Que peuvent donc faire les chefs d’États de l’UE ? Comme l’explique Tania Racho, docteure en droit européen, contactée par France 24, le rôle du Conseil européen est simplement d’insuffler les orientations de l’UE. “C’est intéressant de se dire que le sujet est saisi par le Conseil européen, mais au mieux cela aboutira à quelques lignes pour réaffirmer les valeurs de l’UE : il ne peut pas y avoir de suites juridiques immédiates”. Qui plus est, précise la spécialiste des questions relatives aux droits fondamentaux, l’UE n’a pas de compétences en matière des droits de l’Homme.
“Examiner la loi et voir si et comment elle enfreint le droit européen”
Interdiction de la promotion de l’homosexualité ou du changement de sexe auprès des mineurs, interdiction des programmes éducatifs ou des publicités représentant des couples homosexuels (à l’instar de la campagne Coca-Cola qui avait suscité des appels au boycott en 2019)… Des films et séries dans lesquels l’homosexualité est évoquée pourraient également être interdits aux mineurs, s’alarment les ONG.
C’est donc bien de droits humains dont il s’agit. D’autant que le projet de loi en question est en fait une série d’amendements déposés par les députés conservateurs du Fidesz, dans le cadre d’un arsenal de mesures prises contre la pédophilie. “Appliquer ces amendements à un projet de loi visant à lutter contre la maltraitance des enfants semble être une tentative délibérée du gouvernement hongrois de confondre pédophilie et personnes LGBTI”, a notamment réagi David Vig, le directeur d’Amnesty International Hongrie, évoquant une législation qui “stigmatisera davantage les personnes LGBTI” et “exposera les personnes déjà confrontées à un environnement hostile à une discrimination encore plus grande”.
C’est cette hostilité que dénoncent aujourd’hui une grande partie des dirigeants européens. Benelux, France, Allemagne, Espagne, Irlande, Autriche, Italie, Grèce, pays Baltes et scandinaves… Ces derniers expriment leur “profonde inquiétude” face à la nouvelle loi votée mi-juin, et attendent une réaction de la Commission européenne. À la différence du Conseil européen, celle-ci “pourrait entamer une procédure de manquement contre la Hongrie”, explique Tania Racho.
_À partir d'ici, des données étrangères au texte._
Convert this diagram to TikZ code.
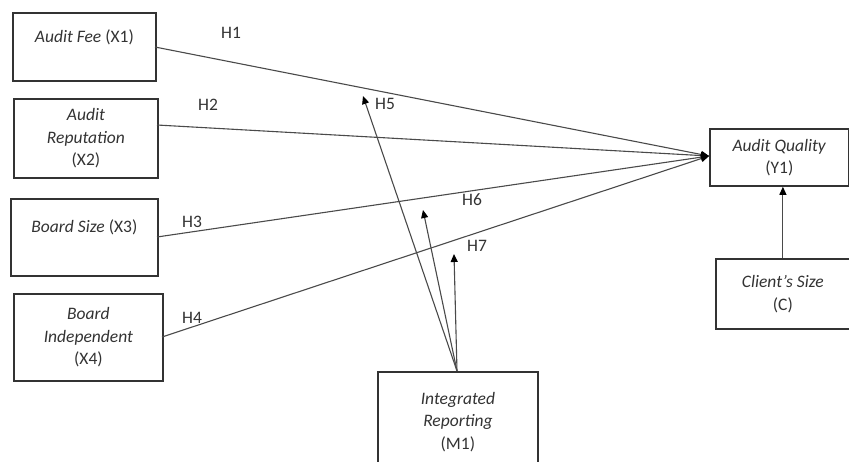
\documentclass[tikz,border=0pt]{standalone}
\usepackage{fontspec}
\setmainfont{Carlito}
\usetikzlibrary{arrows.meta}
\definecolor{boxline}{HTML}{333333}
\definecolor{conn}{HTML}{4A4A4A}
\definecolor{txt}{HTML}{333333}
\begin{document}
\begin{tikzpicture}[x=1pt,y=-1pt,
  vbox/.style={draw=boxline,line width=1.8pt,inner sep=0pt,anchor=north west,align=center,text=txt,
    font=\fontsize{17.5}{22.5}\selectfont},
  hlab/.style={text=txt,font=\fontsize{17.5}{21}\selectfont,inner sep=0pt},
  conn/.style={draw=conn,line width=1.1pt,-{Triangle[width=7pt,length=8pt,color=black]}}]
\useasboundingbox (0,0) rectangle (849,461);
\clip (0,0) rectangle (849,461);
% boxes
\node[vbox,minimum width=143pt,minimum height=68pt] (x1) at (12,12) {\textit{Audit Fee} (X1)\\\mbox{}};
\node[vbox,minimum width=144pt,minimum height=79pt] (x2) at (13,98) {\textit{Audit}\\\textit{Reputation}\\(X2)};
\node[vbox,minimum width=147pt,minimum height=77pt] (x3) at (10,198) {\textit{Board Size} (X3)\\\mbox{}};
\node[vbox,minimum width=149pt,minimum height=87pt] (x4) at (13,293) {\textit{Board}\\\textit{Independent}\\(X4)};
\node[vbox,minimum width=139pt,minimum height=57pt] (y1) at (709,128) {\textit{Audit Quality}\\(Y1)};
\node[vbox,minimum width=134pt,minimum height=70pt] (c) at (715,258) {\textit{Client's Size}\\(C)};
\node[vbox,minimum width=160pt,minimum height=100pt,anchor=north west] (m1) at (377,371) {\textit{Integrated}\\\textit{Reporting}\\(M1)};
% coordinates
\coordinate (t) at (709,156);
\coordinate (m) at (457,371);
\coordinate (h5e) at (363,96);
\coordinate (h6e) at (423,210);
\coordinate (h7e) at (454,254);
% connectors
\draw[conn] (155,47) -- (t);
\draw[conn] (157,125) -- (t);
\draw[conn] (157,237) -- (t);
\draw[conn] (162,337) -- (t);
\draw[conn] (c.north) -- (c.north |- y1.south);
\draw[conn] (m) -- (h5e);
\draw[conn] (m) -- (h6e);
\draw[conn] (m) -- (h7e);
% labels
\node[hlab] (l1) at (231,33) {H1};
\node[hlab] (l2) at (208,105) {H2};
\node[hlab] (l3) at (192,222) {H3};
\node[hlab] (l4) at (192,318) {H4};
\node[hlab] (l5) at (385,104) {H5};
\node[hlab] (l6) at (472,200) {H6};
\node[hlab] (l7) at (477,246) {H7};
\end{tikzpicture}
\end{document}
“Nous sommes en train d’examiner la loi et de voir si et comment elle enfreint le droit européen”, a déclaré mardi la vice-présidente de la Commission européenne, Vera Jourova. En effet, la Commission a le pouvoir de déclencher des procédures d’infraction pour violation du droit de l’UE contre un pays, pouvant mener à une saisine de la Cour de justice européenne. “Elle pourrait entamer un dialogue politique avec la Hongrie, pouvant amener, en cas de non-réaction de l’État, jusque devant la Cour de justice de l’Union européenne”, ajoute Tania Racho, qui évoque alors la possibilité de sanctions.
Toutefois, le problème qui se pose reste de trouver sur quoi se fonder pour affirmer que la Hongrie viole le droit de l’Union européenne. Néanmoins, affirme l’universitaire, “la Commission européenne peut-être inventive et pourrait par exemple trouver une accroche sur la non-discrimination.”
La Cour européenne des droits de l’Homme, “plus efficace”
“Si l’on veut être plus efficace, c’est la Cour européenne des droits de l’Homme (la CEDH, une juridiction du Conseil de l’Europe, NDLR) qui pourrait être utile”, ajoute la juriste, membre du collectif d’universitaires “Les Surligneurs”, un projet de fact-checking juridique consistant à vérifier la conformité au droit de la parole politique.
“D’ailleurs, les États qui s’opposent à la Hongrie peuvent eux-mêmes saisir la CEDH”, poursuit-elle, concédant toutefois que cela puisse être délicat d’un point de vue diplomatique. “On n’est pas obligé d’attendre que quelqu’un soit condamné en Hongrie [suite à l’application de cette loi] pour s’être exprimé auprès de mineurs sur les questions LGBT, avant de pouvoir saisir la CEDH.” Ici, la juridiction internationale pourrait notamment être saisie sur le fondement de l’article 10 de la Convention européenne des droits de l’Homme, lequel protège la liberté d’expression et “qui semble être violé par cette loi hongroise qui interdit de s’exprimer sur des questions LGBT auprès de mineurs”.
Cet “environnement hostile”, terreau des discriminations à l’encontre de la communauté LGBTI évoqué par le directeur d’Amnesty International Hongrie, est entretenu par Viktor Orbán depuis son arrivée au pouvoir, en 2010, à travers de multiples réformes empêchant l’avancée de leurs droits pour, selon lui, préserver les valeurs chrétiennes traditionnelles. Dernier exemple en date : la Constitution hongroise, qualifiée par Human Rights Watch de “discriminatoire envers les personnes LGBT”, a été amendée pour la neuvième fois en décembre dernier pour qu’y figure la disposition selon laquelle “la mère est une femme, le père est un homme”.